Gli individui ad alta qualifica professionale mostrano una percezione dei benefici del commercio internazionale fortemente influenzata dalla tipologia di comunità in cui vivono. In regioni specializzate in fasi di produzione poco avanzate, gli individui altamente qualificati hanno una percezione del commercio internazionale negativa, analoga a quella degli individui a bassa qualifica professionale. In regioni specializzate in fasi di produzione avanzate, invece, gli individui più professionalmente qualificati percepiscono il commercio internazionale in maniera sensibilmente migliore. Questo risultato è coerente con l’idea che l’integrazione commerciale generi i maggiori costi nelle comunità specializzate in fasi produttive meno avanzate, riducendo il benessere di tutta la popolazione, indipendentemente dalla qualifica professionale individuale.

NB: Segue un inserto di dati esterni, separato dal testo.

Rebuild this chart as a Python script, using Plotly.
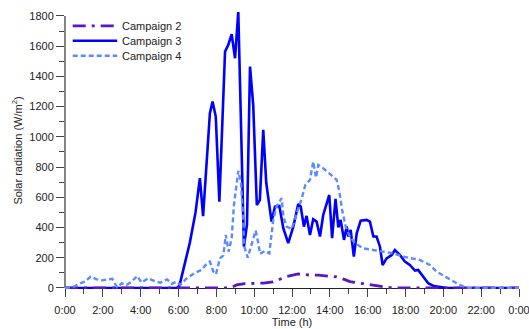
import plotly.graph_objects as go

# Hourly time axis (decimal hours) and measured global solar radiation, W/m2
c3_hours = [0.0, 5.9, 6.05, 6.25, 6.6, 6.9, 7.13, 7.3, 7.66, 7.8, 7.97, 8.16, 8.46, 8.63,
            8.81, 8.99, 9.16, 9.46, 9.62, 9.78, 9.95, 10.14, 10.3, 10.48, 10.64, 10.92,
            11.1, 11.33, 11.45, 11.54, 11.8, 12.07, 12.33, 12.46, 12.63, 12.77, 12.95,
            13.12, 13.3, 13.48, 13.65, 13.97, 14.12, 14.3, 14.45, 14.57, 14.75, 14.89,
            14.98, 15.1, 15.27, 15.42, 15.63, 15.94, 16.12, 16.3, 16.47, 16.65, 16.79,
            17.0, 17.27, 17.44, 17.71, 17.97, 18.23, 18.5, 18.67, 18.94, 19.2, 19.5,
            19.82, 20.2, 24.0]
c3_values = [0, 0, 15, 120, 300, 500, 726, 475, 1156, 1233, 1134, 571, 1564, 1608,
             1679, 1520, 1829, 273, 420, 1465, 1211, 549, 582, 1046, 693, 439,
             538, 543, 450, 395, 296, 406, 556, 538, 406, 477, 351,
             455, 439, 340, 483, 615, 330, 590, 400, 450, 318, 406,
             340, 384, 207, 362, 445, 450, 439, 340, 340, 273, 152,
             196, 218, 251, 218, 174, 152, 115, 119, 75, 31, 12,
             5, 0, 0]

c4_hours = [0.0, 0.1, 0.5, 0.7, 1.06, 1.35, 1.67, 1.94, 2.2, 2.5, 2.75, 3.0, 3.26, 3.52,
            3.82, 4.05, 4.4, 4.8, 5.05, 5.4, 5.64, 5.9, 6.1, 6.4, 6.87, 7.22, 7.49,
            7.66, 7.84, 7.98, 8.19, 8.37, 8.5, 8.65, 8.81, 8.93, 9.16, 9.3, 9.4, 9.48,
            9.66, 9.87, 10.08, 10.22, 10.31, 10.57, 10.8, 11.01, 11.19, 11.45, 11.55,
            11.72, 11.98, 12.24, 12.51, 12.7, 12.95, 13.12, 13.27, 13.39, 13.65, 14.0,
            14.36, 14.5, 14.65, 14.85, 15.06, 15.33, 15.77, 16.3, 16.82, 17.35, 17.88,
            18.41, 18.76, 19.29, 19.65, 20.17, 20.7, 21.14, 21.4, 24.0]
c4_values = [0, 0, 10, 25, 42, 75, 57, 50, 55, 60, 5, 31, 20, 42,
             79, 35, 64, 42, 35, 57, 28, 42, 20, 60, 100, 119, 160,
             174, 108, 90, 196, 215, 351, 240, 329, 549, 775, 700, 500, 273,
             200, 290, 380, 296, 225, 245, 229, 450, 540, 594, 470,
             406, 390, 490, 590, 680, 715, 836, 730, 814, 792, 755,
             715, 640, 516, 400, 340, 296, 262, 251, 240, 229, 207,
             196, 185, 152, 108, 70, 31, 5, 0, 0]

c2_hours = [0.0, 8.6, 8.9, 9.07, 9.5, 10.0, 10.48, 11.0, 11.3, 11.72, 12.33, 12.95,
            13.4, 13.74, 14.36, 14.8, 15.06, 15.77, 16.47, 17.0, 17.4, 24.0]
c2_values = [0, 0, 10, 20, 28, 30, 32, 40, 55, 75, 93, 85,
             85, 82, 73, 55, 42, 28, 13, 5, 0, 0]

x_tick_hours = list(range(0, 25, 2))
x_tick_text = ["0:00", "2:00", "4:00", "6:00", "8:00", "10:00", "12:00",
               "14:00", "16:00", "18:00", "20:00", "22:00", "0:00"]

names = ["Campaign 2", "Campaign 3", "Campaign 4"]

C2 = "#5B16C6"
C3 = "#0000FF"
C4 = "#5A8CFF"
DASH2 = "13px,6px,3px,6px"
DASH4 = "5px,3px"

FONT = "Arial, Liberation Sans, sans-serif"

fig = go.Figure()
fig.add_trace(go.Scatter(x=c3_hours, y=c3_values, mode="lines", name=names[1],
                         line=dict(color=C3, width=2.6)))
fig.add_trace(go.Scatter(x=c2_hours, y=c2_values, mode="lines", name=names[0],
                         line=dict(color=C2, width=2.8, dash=DASH2)))
fig.add_trace(go.Scatter(x=c4_hours, y=c4_values, mode="lines", name=names[2],
                         line=dict(color=C4, width=2.4, dash=DASH4)))

# Legend drawn as line samples plus labels in the upper-left corner
legend_rows = [(names[0], C2, DASH2, 2.8), (names[1], C3, "solid", 2.6), (names[2], C4, DASH4, 2.4)]
shapes = []
annotations = []
row_y = [0.950, 0.896, 0.842]
for (label, color, dash, w), yy in zip(legend_rows, row_y):
    shapes.append(dict(type="line", xref="paper", yref="paper", x0=0.017, x1=0.115,
                       y0=yy, y1=yy, line=dict(color=color, width=w, dash=dash)))
    annotations.append(dict(xref="paper", yref="paper", x=0.121, y=yy, text=label,
                            showarrow=False, xanchor="left", yanchor="middle",
                            font=dict(family=FONT, size=11, color="#222222")))

# Left axis line ends at the top labelled value
shapes.append(dict(type="line", xref="paper", yref="y", x0=0, x1=0, y0=0, y1=1800,
                   layer="below", line=dict(color="#333333", width=1.2)))

y_min, y_max = -7, 1826

fig.update_layout(
    width=529, height=329, autosize=False,
    margin=dict(l=65, r=10, t=12, b=40, autoexpand=False),
    paper_bgcolor="white", plot_bgcolor="white",
    showlegend=False,
    font=dict(family=FONT, size=11, color="#222222"),
    shapes=shapes, annotations=annotations,
    xaxis=dict(
        range=[0, 24], anchor="free", position=(0 - y_min) / (y_max - y_min),
        automargin=False,
        tickmode="array", tickvals=x_tick_hours, ticktext=x_tick_text,
        ticks="outside", ticklen=8, tickcolor="#444444", tickwidth=1,
        ticklabeloverflow="allow", ticklabelstandoff=4,
        showline=True, linecolor="#222222", linewidth=1.2,
        showgrid=False, zeroline=False, layer="below traces",
        minor=dict(tickmode="linear", tick0=1, dtick=2, ticks="outside", ticklen=5,
                   tickcolor="#444444", showgrid=False),
        title=dict(text="Time (h)", standoff=2, font=dict(size=11)),
        tickfont=dict(size=11),
    ),
    yaxis=dict(
        range=[y_min, y_max], automargin=False,
        tickmode="linear", tick0=0, dtick=200,
        ticks="outside", ticklen=8, tickcolor="#444444", tickwidth=1,
        showline=False, showgrid=False, zeroline=False, layer="below traces",
        minor=dict(tickmode="linear", tick0=0, dtick=100, ticks="outside", ticklen=5,
                   tickcolor="#444444", showgrid=False),
        title=dict(text="Solar radiation (W/m<sup>2</sup>)", standoff=4, font=dict(size=11)),
        tickfont=dict(size=11),
    ),
)

fig.write_html("out.html")
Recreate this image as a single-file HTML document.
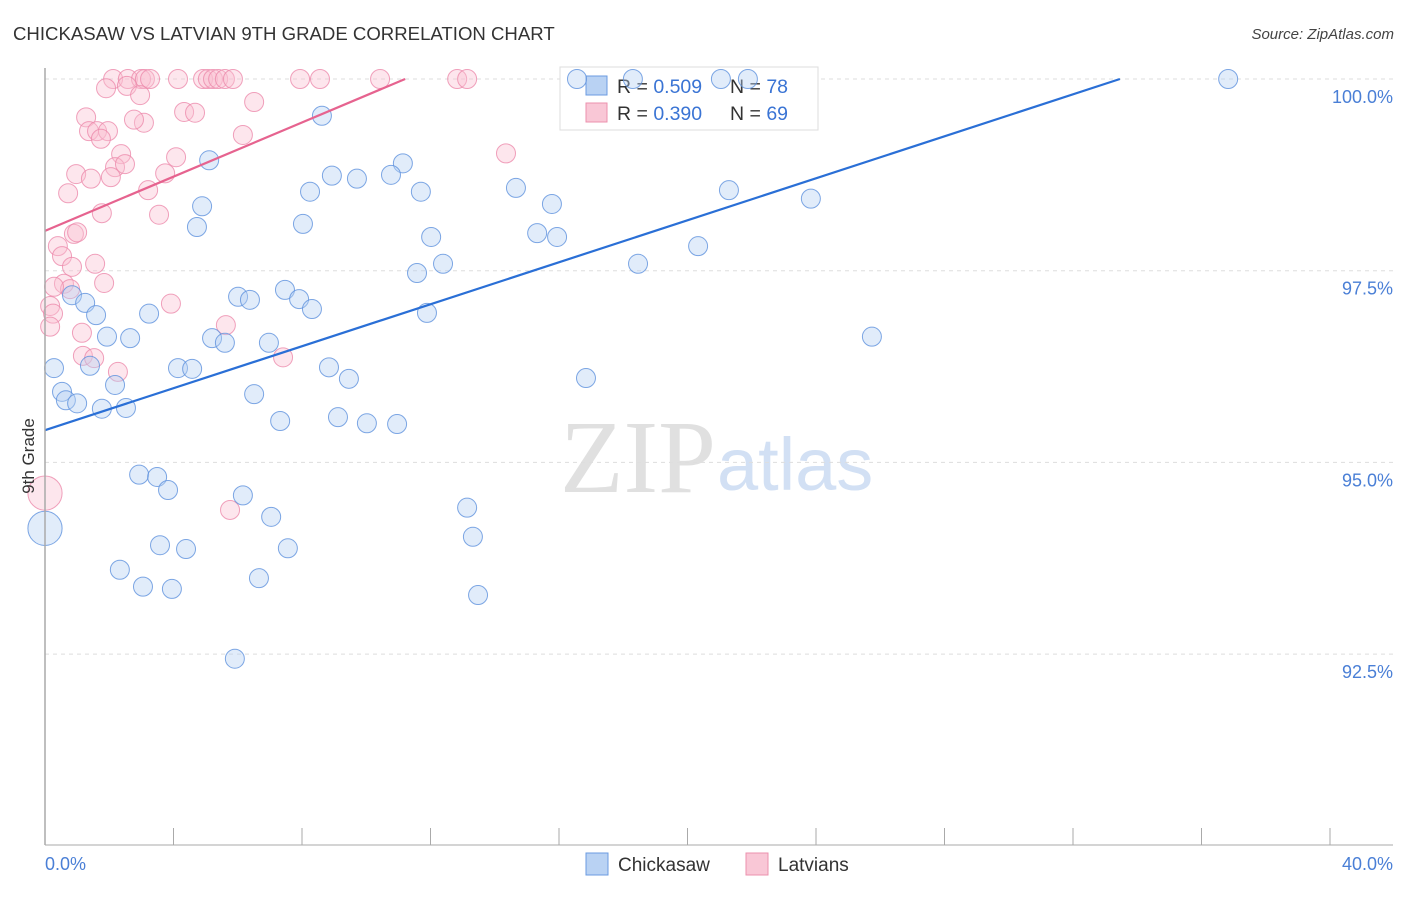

In maniera analoga, nelle regioni più chiuse al commercio internazionale, gli individui altamente qualificati percepiscono il commercio internazionale negativamente. Questa categoria di individui aumenta il supporto all’integrazione economica tra nazioni quando vivono in comunità a più elevata intensità di commercio con l’estero. Anche in questo caso, ciò è in linea con l’ipotesi che il commercio internazionale generi benefici individuali soprattutto per gli individui professionalmente più qualificati.
Considerati nel loro insieme, i risultati di questo studio mostrano come le comunità maggiormente ostili al commercio internazionale siano quelle escluse dalle reti del commercio, ed a bassa specializzazione in attività economiche avanzate. Il fatto che questo porti – insieme ad altri fattori – ad un aumento della domanda di protezionismo, e conseguentemente alla riduzione dell’integrazione economica tra paesi, genera effetti aggregati negativi sul benessere sociale. Politiche redistributive dei benefici dell’integrazione economica tra territori e gruppi di individui potrebbero mitigare questi effetti.
[1] WTO (2023). Trade Monitoring report, 2023. World Trade Organization.
[2] Perucca (2024). Individuals’ perception of trade and exposure to Global Value Chains: evidence from EU regions. Mimeo, available from the author upon request.